D’autant plus admirable que le cinéma est, lui aussi, sinistré en Algérie. C’est pourtant de ce pays que nous sont venus quelques uns des plus beaux films de ces dernières années, dont Aliénations, le précédent film de Malek Bensmaïl, Rome plutôt que vous et Inland de Tariq Teguia, ou Bled Number One de Rabah Ameur Zaïmèche, dans lequel figurait déjà le grand navire échoué près duquel se termine la Chine est encore loin.

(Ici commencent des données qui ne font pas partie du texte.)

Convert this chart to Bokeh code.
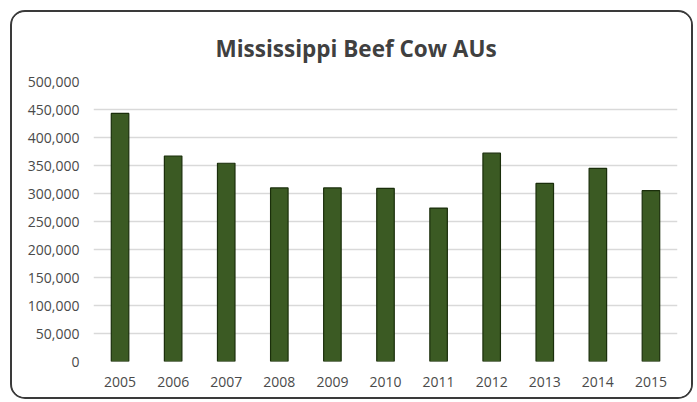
from bokeh.plotting import figure
from bokeh.models import FixedTicker, NumeralTickFormatter
from bokeh.embed import file_html
from bokeh.resources import INLINE

# Beef cow animal units in Mississippi, by year
years = ["2005", "2006", "2007", "2008", "2009", "2010",
         "2011", "2012", "2013", "2014", "2015"]
cow_aus = [443000, 367000, 354000, 310000, 310000, 309000,
           274000, 372000, 318000, 345000, 305000]
y_ticks = list(range(0, 500001, 50000))

FONT = "Open Sans"

p = figure(
    x_range=years,
    y_range=(0, 500000),
    width=683,
    height=389,
    output_backend="svg",
    toolbar_location=None,
    min_border_left=81,
    min_border_right=18,
    min_border_top=69,
    min_border_bottom=40,
    background_fill_color="white",
    border_fill_color="white",
    outline_line_color=None,
    title="Mississippi Beef Cow AUs",
)

# rounded chart-area frame
p.styles = {
    "border": "2px solid #3a3a3a",
    "border-radius": "15px",
    "overflow": "hidden",
    "margin-left": "10px",
    "margin-top": "10px",
}

p.vbar(x=years, top=cow_aus, width=0.33,
       fill_color="#3b5a23", line_color="#1a2e0b", line_width=1.2)

p.title.text_font = FONT
p.title.text_font_size = "22.5px"
p.title.text_font_style = "bold"
p.title.text_color = "#404040"
p.title.align = "left"
p.title.offset = 122
p.title.standoff = 36

p.xgrid.grid_line_color = None
p.ygrid.grid_line_color = "#d9d9d9"
p.ygrid.grid_line_width = 1.3

p.yaxis.ticker = FixedTicker(ticks=y_ticks)
p.yaxis.formatter = NumeralTickFormatter(format="0,0")

for ax in (p.xaxis[0], p.yaxis[0]):
    ax.axis_line_color = None
    ax.major_tick_line_color = None
    ax.minor_tick_line_color = None
    ax.major_tick_out = 0
    ax.major_tick_in = 0
    ax.major_label_text_font = FONT
    ax.major_label_text_font_size = "14px"
    ax.major_label_text_color = "#4a4a4a"

p.yaxis.major_label_standoff = 14
p.xaxis.major_label_standoff = 15

open("out.html", "w").write(file_html(p, INLINE))
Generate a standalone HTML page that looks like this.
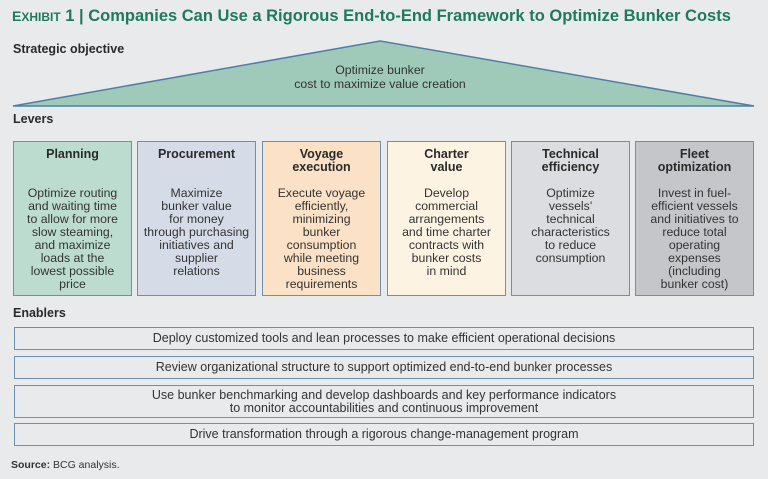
<!DOCTYPE html>
<html><head><meta charset="utf-8"><style>
body{margin:0;width:768px;height:479px;background:#e9eaeb;font-family:"Liberation Sans",sans-serif;color:#333;position:relative;overflow:hidden}
.a{position:absolute}
.t{left:12px;top:7px;font-size:16.5px;font-weight:bold;color:#1f7a5c;white-space:nowrap}
.h{font-size:12.5px;font-weight:bold;color:#2a2a2a}
.box{position:absolute;top:141px;width:119px;height:155px;border:1.5px solid #6f8fae;box-sizing:border-box;text-align:center;font-size:12.3px;line-height:13px}
.box b{display:block;margin-top:6px;height:32px;font-size:12.5px;color:#2a2a2a}
.box div{margin-top:7px}
.en{position:absolute;left:14px;width:740px;border:1.5px solid #6f8fae;box-sizing:border-box;text-align:center;font-size:12.5px;line-height:13px;display:flex;align-items:center;justify-content:center}
</style></head><body>
<div class="a t"><span style="font-size:14px">E</span><span style="font-size:12px">XHIBIT</span> 1 | Companies Can Use a Rigorous End-to-End Framework to Optimize Bunker Costs</div>
<div class="a h" style="left:13px;top:42px">Strategic objective</div>
<svg class="a" style="left:0;top:0" width="768" height="120"><polygon points="13,106 380,41 754,106" fill="#9fc9b8" stroke="#4f7fa5" stroke-width="1.5"/></svg>
<div class="a" style="left:280px;top:64px;width:200px;text-align:center;font-size:12.3px;line-height:13.5px">Optimize bunker<br>cost to maximize value creation</div>
<div class="a h" style="left:13px;top:112px">Levers</div>
<div class="box" style="left:13px;background:#bcdcd0"><b>Planning</b><div>Optimize routing<br>and waiting time<br>to allow for more<br>slow steaming,<br>and maximize<br>loads at the<br>lowest possible<br>price</div></div>
<div class="box" style="left:137px;background:#d5dce8"><b>Procurement</b><div>Maximize<br>bunker value<br>for money<br>through purchasing<br>initiatives and<br>supplier<br>relations</div></div>
<div class="box" style="left:262px;background:#fbe1c6"><b>Voyage<br>execution</b><div>Execute voyage<br>efficiently,<br>minimizing<br>bunker<br>consumption<br>while meeting<br>business<br>requirements</div></div>
<div class="box" style="left:387px;background:#fdf3e2"><b>Charter<br>value</b><div>Develop<br>commercial<br>arrangements<br>and time charter<br>contracts with<br>bunker costs<br>in mind</div></div>
<div class="box" style="left:511px;background:#dcdde0"><b>Technical<br>efficiency</b><div>Optimize<br>vessels'<br>technical<br>characteristics<br>to reduce<br>consumption</div></div>
<div class="box" style="left:635px;background:#c4c6ca"><b>Fleet<br>optimization</b><div>Invest in fuel-<br>efficient vessels<br>and initiatives to<br>reduce total<br>operating<br>expenses<br>(including<br>bunker cost)</div></div>
<div class="a h" style="left:13px;top:306px">Enablers</div>
<div class="en" style="top:327px;height:23px">Deploy customized tools and lean processes to make efficient operational decisions</div>
<div class="en" style="top:356px;height:23px">Review organizational structure to support optimized end-to-end bunker processes</div>
<div class="en" style="top:385px;height:33px">Use bunker benchmarking and develop dashboards and key performance indicators<br>to monitor accountabilities and continuous improvement</div>
<div class="en" style="top:423px;height:23px">Drive transformation through a rigorous change-management program</div>
<div class="a" style="left:11px;top:459px;font-size:10.5px"><b>Source:</b> BCG analysis.</div>
</body></html>
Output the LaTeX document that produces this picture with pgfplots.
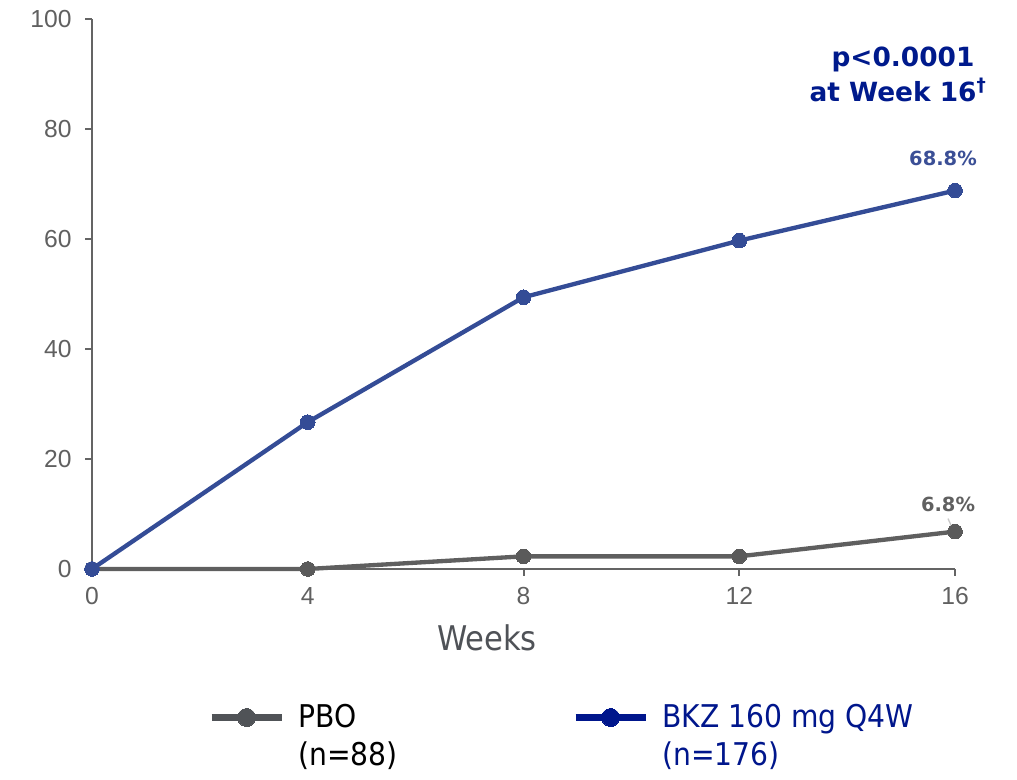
\documentclass[border=0pt]{standalone}
\usepackage{pgfplots}
\pgfplotsset{compat=1.18}
\usepackage{fontspec}
\setmainfont{Liberation Sans}
\newfontfamily\dvs{DejaVu Sans}
\newfontfamily\dvsc{DejaVu Sans Condensed}
\definecolor{bkzline}{RGB}{52,76,150}
\definecolor{pboline}{RGB}{95,95,95}
\definecolor{pbomark}{RGB}{90,90,90}
\definecolor{legpbo}{RGB}{80,83,87}
\definecolor{legbkz}{RGB}{0,22,140}
\definecolor{ptext}{RGB}{0,26,140}
\definecolor{labbkz}{RGB}{59,79,150}
\definecolor{axisgray}{RGB}{100,100,100}
\definecolor{tickgray}{RGB}{96,96,96}
\definecolor{weeksgray}{RGB}{79,82,87}
\definecolor{leader}{RGB}{200,200,200}
\begin{document}
\begin{tikzpicture}
\path[use as bounding box] (0,0) rectangle (762.75pt,585pt);
\begin{axis}[
  at={(69pt,158.25pt)}, anchor=south west,
  scale only axis, width=647.25pt, height=412.5pt,
  xmin=0, xmax=16, ymin=0, ymax=100,
  clip=false,
  axis x line=bottom, axis y line=left,
  axis line style={axisgray, line width=1.5pt, -},
  every outer x axis line/.append style={-},
  every outer y axis line/.append style={-},
  xtick={0,4,8,12,16}, ytick={0,20,40,60,80,100},
  tick align=outside, major tick length=5pt,
  tick style={axisgray, line width=1.5pt},
  ticklabel style={font=\fontsize{18.5}{21}\selectfont, text=tickgray},
  yticklabel style={xshift=-6.75pt},
  xticklabel style={yshift=-5.5pt},
  /pgf/number format/assume math mode=true,
  xlabel={Weeks},
  xlabel style={font=\dvsc\fontsize{25.5}{30}\selectfont, text=weeksgray,
    at={(axis description cs:0.4577,0)}, anchor=base, yshift=-61.5pt},
  legend columns=2,
  legend style={draw=none, fill=none, inner sep=0pt,
    at={(axis description cs:0.1344,-0.2387)}, anchor=north west,
    font=\dvsc\fontsize{23.5}{28.5}\selectfont,
    nodes={inner sep=0pt},
    /tikz/every odd column/.append style={column sep=10pt}},
  legend cell align=left,
  legend image code/.code={\draw[#1, mark repeat=2, mark phase=2] plot coordinates {(0pt,-2pt) (26.25pt,-2pt) (52.5pt,-2pt)};},
]
\addplot[pboline, line width=3.25pt, mark=*, mark size=5.5pt, mark options={fill=pbomark, draw=pbomark, line width=0pt}, forget plot]
  coordinates {(0,0) (4,0) (8,2.3) (12,2.3) (16,6.8)};
\addplot[bkzline, line width=3.25pt, mark=*, mark size=5.5pt, mark options={fill=bkzline, draw=bkzline, line width=0pt}, forget plot]
  coordinates {(0,0) (4,26.7) (8,49.4) (12,59.7) (16,68.8)};
\draw[leader, line width=1pt] ([xshift=-5.25pt,yshift=9.75pt]axis cs:16,6.8) -- ([xshift=-1.5pt,yshift=1.5pt]axis cs:16,6.8);
\node[anchor=base, font=\dvs\bfseries\fontsize{14.6}{17}\selectfont, text=labbkz, xshift=-9pt, yshift=18.75pt] at (axis cs:16,68.8) {68.8\%};
\node[anchor=base, font=\dvs\bfseries\fontsize{14.6}{17}\selectfont, text=tickgray, xshift=-5.25pt, yshift=15pt] at (axis cs:16,6.8) {6.8\%};
\addlegendimage{legpbo, line width=5pt, mark=*, mark size=6.75pt, mark options={fill=legpbo, draw=legpbo, line width=0pt}}
\addlegendentry{\makebox[205.5pt][l]{\begin{tabular}[t]{@{}l@{}}PBO\\(n=88)\end{tabular}}}
\addlegendimage{legbkz, line width=5pt, mark=*, mark size=6.75pt, mark options={fill=legbkz, draw=legbkz, line width=0pt}}
\addlegendentry{\textcolor{legbkz}{\begin{tabular}[t]{@{}l@{}}BKZ 160 mg Q4W\\(n=176)\end{tabular}}}
\end{axis}
\node[anchor=base, font=\dvs\bfseries\fontsize{19.8}{24}\selectfont, text=ptext] at (677.25pt,534.75pt) {p<0.0001};
\node[anchor=base, font=\dvs\bfseries\fontsize{19.8}{24}\selectfont, text=ptext] at (673.5pt,508.5pt) {at Week 16\textsuperscript{†}};
\end{tikzpicture}
\end{document}
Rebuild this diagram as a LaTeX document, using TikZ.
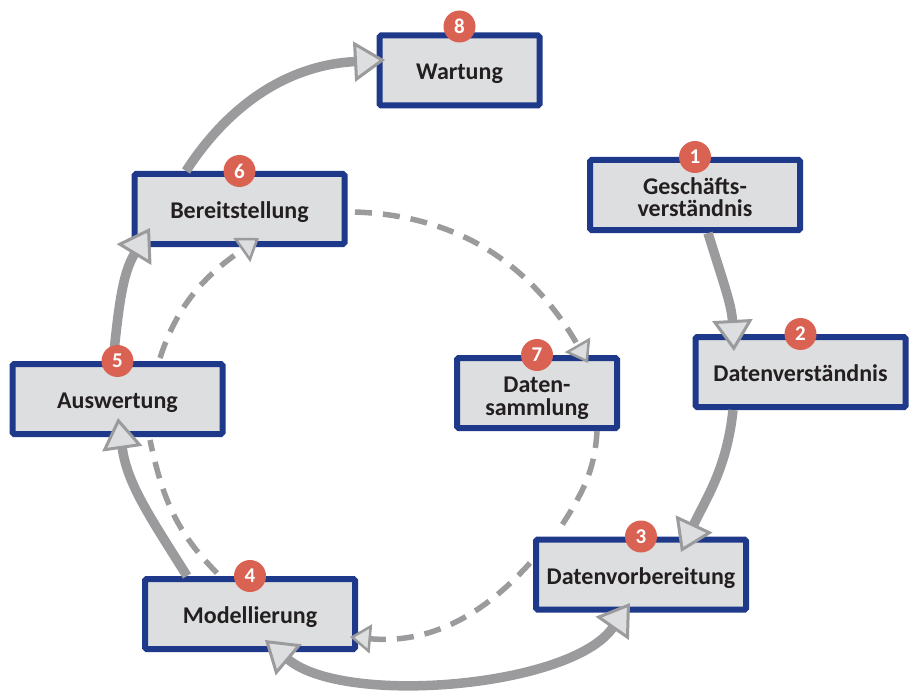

Heureux et inattendu, le voyage au bord de la mer à la fin de La Chine est encore loin, même sur fond d’épaves
Rien à voir, on l’a dit avec cette petite comédie newyorkaise cosignée par les frères Josh et Benny Safdie, Lenny and the Kids. Rien à voir en effet, sinon une confiance égale dans les ressources du cinéma, qui finalement là aussi finit par en dire énormément avec peu. Lenny and the Kids (qui s’est aussi intitulé Go get Some Rosemary et Daddy Longlegs) est le récit burlesque et attendrissant de quelques jours durant lesquels un père adolescent prolongé doit s’occuper de ses deux jeunes fils. Grâce à un sens très sûr des ressources comiques ou fantastiques du réalisme cinématographique, c’est une joyeuse aventure qui se met en place, pour les spectateurs comme pur les personnages. La liberté de narration (sur une trame plutôt conventionnelle) et surtout un bonheur de filmer qui se transforme en pur bonheur de regarder font de Lenny and the Kids une sorte de fête, qui est aussi le meilleur portrait récent qu’on ait vu de Manhattan. Et encore pas mal d’autres choses plus sérieuses, et même graves, qu’on se gardera de développer ici. Voici ce qu’eux-mêmes m’en disaient, il y a un an, lors de la présentation de leur film à Cannes: “Nous parlons du personnage depuis des années, nous l’adorons mais nous avons aussi de nombreux reproches à lui faire. Nous avons des reproches parce que nous l’adorons. On avait besoin d’être à deux pour faire exister ce double aspect, qui est à la fois heureux et triste. Le film est inspiré par un grand nombre d’émotions que nous avons ressenties durant notre enfance. C’est la première fois que nous cosignons un film mais nous avons l’habitude de travailler ensemble, chaque fois que l’un réalise un film l’autre y participe, Josh fait l’opérateur pour Benny et Benny travaille au montage des films de Josh.”
C’était alors leur deuxième voyage sur la Croisette. En Europe, les Safdie brothers étaient sortis de l’anonymat grâce à la Quinzaine des réalisateurs 2008, où l’aîné, Josh, présentait le très réjouissant The Pleasure of Being Robbed, escorté de son frère qui présentait, lui, le court métrage The Acquaintances of a Lonely John, tout aussi réussi. Les frères font partie d’une nébuleuse de jeunes cinéastes indépendants newyorkais, grandis dans l’ombre de l’Anthology Film Archive de Jonas Mekas et du Maysles Institute (deux des principaux pôles du cinéma alternatif newyorkais). On avait repéré il y a deux ans une autre figure de cette jeune nébuleuse, Ronald Bronstein, avec son premier long métrage, Frownland. Celui-ci est aujourd’hui le (très bon) interprète principal des Lenny and the Kids. Ces trois là et quelques autres ont créé une structure de production à l’enseigne de The Red Bucket qui alimente leur site de petits films, d’informations, de réflexions et d’échanges.